3 Felonies a Day

Posted: August 24, 2012 by ShortTimer in Government, Government Leviathan, Rand, Regulation

This is an older article from the Wall Street Journal, but worth reading:

When we think about the pace of change in technology, it’s usually to marvel at how computing power has become cheaper and faster or how many new digital ways we have to communicate. Unfortunately, this pace of change is increasingly clashing with some of the slower-moving parts of our culture.

Technology moves so quickly we can barely keep up, and our legal system moves so slowly it can’t keep up with itself. By design, the law is built up over time by court decisions, statutes and regulations. Sometimes even criminal laws are left vague, to be defined case by case. Technology exacerbates the problem of laws so open and vague that they are hard to abide by, to the point that we have all become potential criminals.

Boston civil-liberties lawyer Harvey Silverglate calls his new book “Three Felonies a Day,” referring to the number of crimes he estimates the average American now unwittingly commits because of vague laws. New technology adds its own complexity, making innocent activity potentially criminal.

Mr. Silverglate describes several cases in which prosecutors didn’t understand or didn’t want to understand technology. This problem is compounded by a trend that has accelerated since the 1980s for prosecutors to abandon the principle that there can’t be a crime without criminal intent.

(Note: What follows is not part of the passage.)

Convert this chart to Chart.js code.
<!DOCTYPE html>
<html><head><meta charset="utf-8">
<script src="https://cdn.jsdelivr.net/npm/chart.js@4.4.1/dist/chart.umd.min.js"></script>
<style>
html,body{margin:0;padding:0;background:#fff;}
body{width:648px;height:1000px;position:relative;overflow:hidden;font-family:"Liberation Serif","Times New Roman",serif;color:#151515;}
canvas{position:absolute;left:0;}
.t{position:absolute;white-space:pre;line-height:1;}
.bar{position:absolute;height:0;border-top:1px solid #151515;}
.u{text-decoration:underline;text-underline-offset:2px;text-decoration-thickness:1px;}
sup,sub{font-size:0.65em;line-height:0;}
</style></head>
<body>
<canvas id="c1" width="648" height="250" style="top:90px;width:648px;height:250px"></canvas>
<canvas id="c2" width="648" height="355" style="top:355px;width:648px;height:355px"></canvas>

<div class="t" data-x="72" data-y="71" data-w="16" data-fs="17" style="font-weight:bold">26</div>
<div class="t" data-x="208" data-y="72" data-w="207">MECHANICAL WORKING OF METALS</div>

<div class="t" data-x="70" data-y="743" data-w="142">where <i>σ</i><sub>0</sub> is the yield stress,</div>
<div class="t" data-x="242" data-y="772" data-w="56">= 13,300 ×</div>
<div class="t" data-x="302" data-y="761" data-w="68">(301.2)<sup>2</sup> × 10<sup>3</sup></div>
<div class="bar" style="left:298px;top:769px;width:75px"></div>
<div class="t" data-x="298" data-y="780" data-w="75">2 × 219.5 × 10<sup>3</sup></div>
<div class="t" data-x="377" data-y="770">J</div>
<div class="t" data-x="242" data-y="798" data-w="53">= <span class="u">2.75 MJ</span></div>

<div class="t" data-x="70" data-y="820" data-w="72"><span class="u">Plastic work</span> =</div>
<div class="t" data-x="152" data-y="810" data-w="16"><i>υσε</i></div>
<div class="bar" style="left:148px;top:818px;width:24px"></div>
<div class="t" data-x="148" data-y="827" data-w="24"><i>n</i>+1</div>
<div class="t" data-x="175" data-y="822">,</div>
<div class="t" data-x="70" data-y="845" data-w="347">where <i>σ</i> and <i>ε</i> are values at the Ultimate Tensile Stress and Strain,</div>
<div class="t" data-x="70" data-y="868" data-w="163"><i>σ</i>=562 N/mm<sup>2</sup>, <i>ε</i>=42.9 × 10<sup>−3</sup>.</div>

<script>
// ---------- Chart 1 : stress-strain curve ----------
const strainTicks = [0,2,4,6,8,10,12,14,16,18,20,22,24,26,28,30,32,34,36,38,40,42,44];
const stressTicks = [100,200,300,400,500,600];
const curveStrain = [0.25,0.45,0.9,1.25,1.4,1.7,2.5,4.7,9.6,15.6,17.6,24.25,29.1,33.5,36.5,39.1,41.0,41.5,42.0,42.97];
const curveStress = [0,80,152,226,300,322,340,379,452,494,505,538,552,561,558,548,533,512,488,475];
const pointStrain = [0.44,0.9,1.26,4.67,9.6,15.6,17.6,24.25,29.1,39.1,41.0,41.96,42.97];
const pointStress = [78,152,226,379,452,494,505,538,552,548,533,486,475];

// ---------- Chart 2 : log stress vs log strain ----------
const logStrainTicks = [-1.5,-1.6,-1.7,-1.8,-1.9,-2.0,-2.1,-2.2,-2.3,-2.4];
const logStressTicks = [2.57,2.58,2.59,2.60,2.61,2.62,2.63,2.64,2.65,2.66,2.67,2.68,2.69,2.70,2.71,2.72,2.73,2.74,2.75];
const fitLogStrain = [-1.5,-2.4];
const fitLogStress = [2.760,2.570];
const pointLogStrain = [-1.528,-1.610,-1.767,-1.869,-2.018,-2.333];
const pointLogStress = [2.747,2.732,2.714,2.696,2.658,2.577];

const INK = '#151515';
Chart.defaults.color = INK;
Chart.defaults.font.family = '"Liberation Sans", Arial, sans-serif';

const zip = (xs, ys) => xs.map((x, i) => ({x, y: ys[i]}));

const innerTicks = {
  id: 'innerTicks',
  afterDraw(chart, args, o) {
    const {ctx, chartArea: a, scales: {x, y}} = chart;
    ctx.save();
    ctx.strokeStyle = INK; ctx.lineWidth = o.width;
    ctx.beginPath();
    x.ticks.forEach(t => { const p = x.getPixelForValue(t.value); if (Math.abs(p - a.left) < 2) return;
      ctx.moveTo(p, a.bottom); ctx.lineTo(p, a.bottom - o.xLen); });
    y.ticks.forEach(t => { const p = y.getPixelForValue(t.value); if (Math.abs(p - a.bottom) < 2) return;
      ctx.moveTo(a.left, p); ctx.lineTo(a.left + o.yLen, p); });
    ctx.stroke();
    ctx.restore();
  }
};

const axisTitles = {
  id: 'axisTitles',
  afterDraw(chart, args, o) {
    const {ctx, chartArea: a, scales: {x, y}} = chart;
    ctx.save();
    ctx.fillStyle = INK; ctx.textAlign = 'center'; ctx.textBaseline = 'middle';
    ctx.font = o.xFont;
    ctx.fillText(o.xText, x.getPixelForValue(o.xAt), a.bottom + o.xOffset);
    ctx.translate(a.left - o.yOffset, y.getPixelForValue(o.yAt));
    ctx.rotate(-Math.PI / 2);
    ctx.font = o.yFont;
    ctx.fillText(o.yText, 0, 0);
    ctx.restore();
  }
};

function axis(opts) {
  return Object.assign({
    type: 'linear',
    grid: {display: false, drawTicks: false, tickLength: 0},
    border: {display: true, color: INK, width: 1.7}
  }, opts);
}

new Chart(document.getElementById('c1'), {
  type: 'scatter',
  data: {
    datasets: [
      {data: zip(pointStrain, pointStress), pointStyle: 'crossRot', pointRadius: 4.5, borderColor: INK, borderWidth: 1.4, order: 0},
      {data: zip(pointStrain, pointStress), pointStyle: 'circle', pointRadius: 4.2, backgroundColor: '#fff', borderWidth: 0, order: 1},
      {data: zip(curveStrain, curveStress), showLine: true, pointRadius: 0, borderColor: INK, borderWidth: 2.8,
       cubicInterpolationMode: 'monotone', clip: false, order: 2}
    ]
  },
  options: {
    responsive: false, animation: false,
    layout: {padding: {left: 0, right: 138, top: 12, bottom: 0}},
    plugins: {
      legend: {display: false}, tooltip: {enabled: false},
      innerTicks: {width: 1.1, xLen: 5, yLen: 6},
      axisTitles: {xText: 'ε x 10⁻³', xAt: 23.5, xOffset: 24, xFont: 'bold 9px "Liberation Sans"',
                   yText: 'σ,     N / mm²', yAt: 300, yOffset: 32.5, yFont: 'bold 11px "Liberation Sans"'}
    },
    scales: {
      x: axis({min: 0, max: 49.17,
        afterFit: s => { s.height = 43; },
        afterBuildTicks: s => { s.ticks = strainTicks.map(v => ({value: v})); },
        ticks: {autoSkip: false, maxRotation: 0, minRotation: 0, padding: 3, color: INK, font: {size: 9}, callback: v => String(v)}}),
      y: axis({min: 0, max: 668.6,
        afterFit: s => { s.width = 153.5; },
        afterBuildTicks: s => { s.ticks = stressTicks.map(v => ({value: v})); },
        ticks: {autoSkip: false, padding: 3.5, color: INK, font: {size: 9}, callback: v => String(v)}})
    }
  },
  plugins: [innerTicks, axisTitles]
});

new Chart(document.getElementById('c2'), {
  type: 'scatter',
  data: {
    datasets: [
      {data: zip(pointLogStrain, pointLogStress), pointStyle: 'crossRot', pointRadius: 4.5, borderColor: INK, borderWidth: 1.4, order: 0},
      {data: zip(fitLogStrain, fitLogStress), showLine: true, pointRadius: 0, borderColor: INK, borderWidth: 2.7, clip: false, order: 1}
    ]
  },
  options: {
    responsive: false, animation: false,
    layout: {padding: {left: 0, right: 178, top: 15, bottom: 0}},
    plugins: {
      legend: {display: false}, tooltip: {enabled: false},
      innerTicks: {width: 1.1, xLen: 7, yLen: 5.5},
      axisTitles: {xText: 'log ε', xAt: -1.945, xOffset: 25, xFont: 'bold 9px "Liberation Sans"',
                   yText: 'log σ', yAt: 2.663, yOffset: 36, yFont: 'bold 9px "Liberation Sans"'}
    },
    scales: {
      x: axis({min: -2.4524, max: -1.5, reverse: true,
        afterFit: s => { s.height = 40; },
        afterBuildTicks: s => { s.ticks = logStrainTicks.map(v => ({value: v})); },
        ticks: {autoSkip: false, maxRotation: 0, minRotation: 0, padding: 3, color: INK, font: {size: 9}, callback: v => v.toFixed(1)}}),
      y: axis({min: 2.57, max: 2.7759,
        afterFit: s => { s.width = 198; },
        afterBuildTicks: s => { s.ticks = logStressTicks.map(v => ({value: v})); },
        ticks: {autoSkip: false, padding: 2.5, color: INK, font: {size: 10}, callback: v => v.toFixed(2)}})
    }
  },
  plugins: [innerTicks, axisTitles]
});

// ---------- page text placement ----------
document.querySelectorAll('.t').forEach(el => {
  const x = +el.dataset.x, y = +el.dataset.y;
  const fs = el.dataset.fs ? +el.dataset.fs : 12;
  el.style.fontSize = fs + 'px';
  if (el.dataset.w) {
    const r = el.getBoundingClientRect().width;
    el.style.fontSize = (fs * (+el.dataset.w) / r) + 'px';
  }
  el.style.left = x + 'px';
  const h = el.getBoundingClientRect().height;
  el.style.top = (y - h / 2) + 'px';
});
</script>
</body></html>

Worth reading and noting in light of the myriad of new regulations that have been implemented in the last few years, many of which carry the force of law, even though they aren’t laws.

Also worth noting is how the US tax code, as of 2011, was 72,536 pages long.  At any time, a regulation, tax, rule, policy, or even an unknown statute may mean you’re violating the law.

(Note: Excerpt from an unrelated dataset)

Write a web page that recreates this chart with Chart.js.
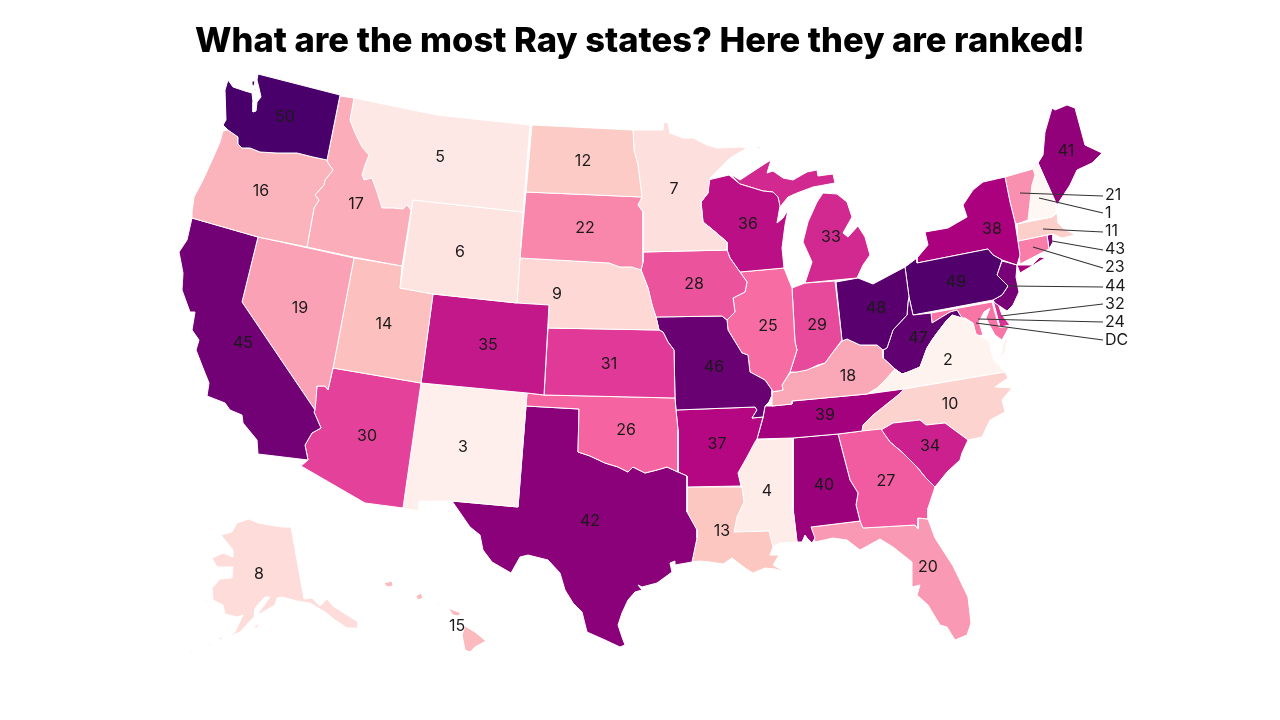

There’s no way to rule innocent men. The only power any government has is the power to crack down on criminals. Well, when there aren’t enough criminals one makes them. One declares so many things to be a crime that it becomes impossible for men to live without breaking laws.

– Ayn Rand, Atlas Shrugged

  1. Part of the reason computing power has increased so rapidly relative to other technologies is that electronics is about the least government-regulated industry. Ayn Rand called such vague laws “non-objective laws” and considered them extremely damaging to human progress and well-being.